Use a 12-line RFQ block to stop quote drift before it starts

A disciplined RFQ for metal promos should still fit on one page. The fixed lines are straightforward: product type, process route, base metal, finished size, thickness and tolerance, maximum finished weight, plating finish and coverage, decoration method, hardware specification, individual packaging, inspection standard, quantity tolerance, and shipping deadline. Then request quantity breaks with tooling separated from unit price.

The objective is not paperwork. It is cost comparability. Once these fields are fixed, you can see whether a supplier is genuinely more competitive or is simply quoting a thinner piece, lighter hardware, lower plating standard, looser AQL basis, or bulkier carton assumption. Most cost instability in custom pins, coins, and keychains comes from one of those hidden substitutions rather than from the visible unit price on the quote.

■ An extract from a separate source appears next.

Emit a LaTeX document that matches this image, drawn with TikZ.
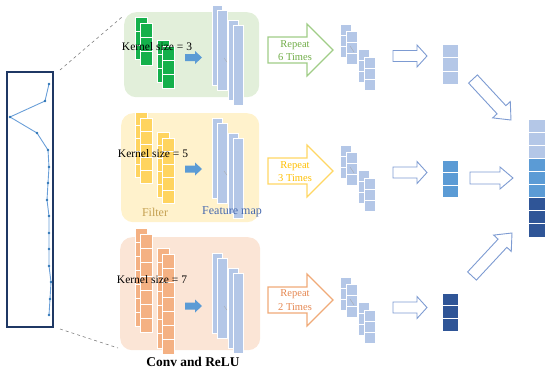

  • Request at least three quantity tiers, such as 100, 300, 500 or 500, 1,000, 3,000 depending on item type
  • Ask for FOB unit price, tooling, packaging adder, unit net weight, packed unit weight, carton count, and master carton gross weight
  • Lock process, thickness, plating finish, hardware type, and pack-out before comparing suppliers
  • State AQL target and major-defect definitions up front so the quote includes the intended quality level
  • Ask for both a lowest-FOB option and a lowest-delivered-cost option using the same approved artwork
  • Require pre-production approval for premium plating, epoxy domes, rigid gift boxes, and complex keychain hardware

If you rewrite one active program into this format before the next quote round, the real cost drivers usually appear immediately: excess section thickness, oversized retail boxes, bright plating on a defect-sensitive surface, weak hardware, or undefined inspection language. That is what tariff resilience looks like in 2026. It is not finding a cheaper factory once. It is writing an RFQ tight enough that the factory cannot answer open variables with expensive assumptions.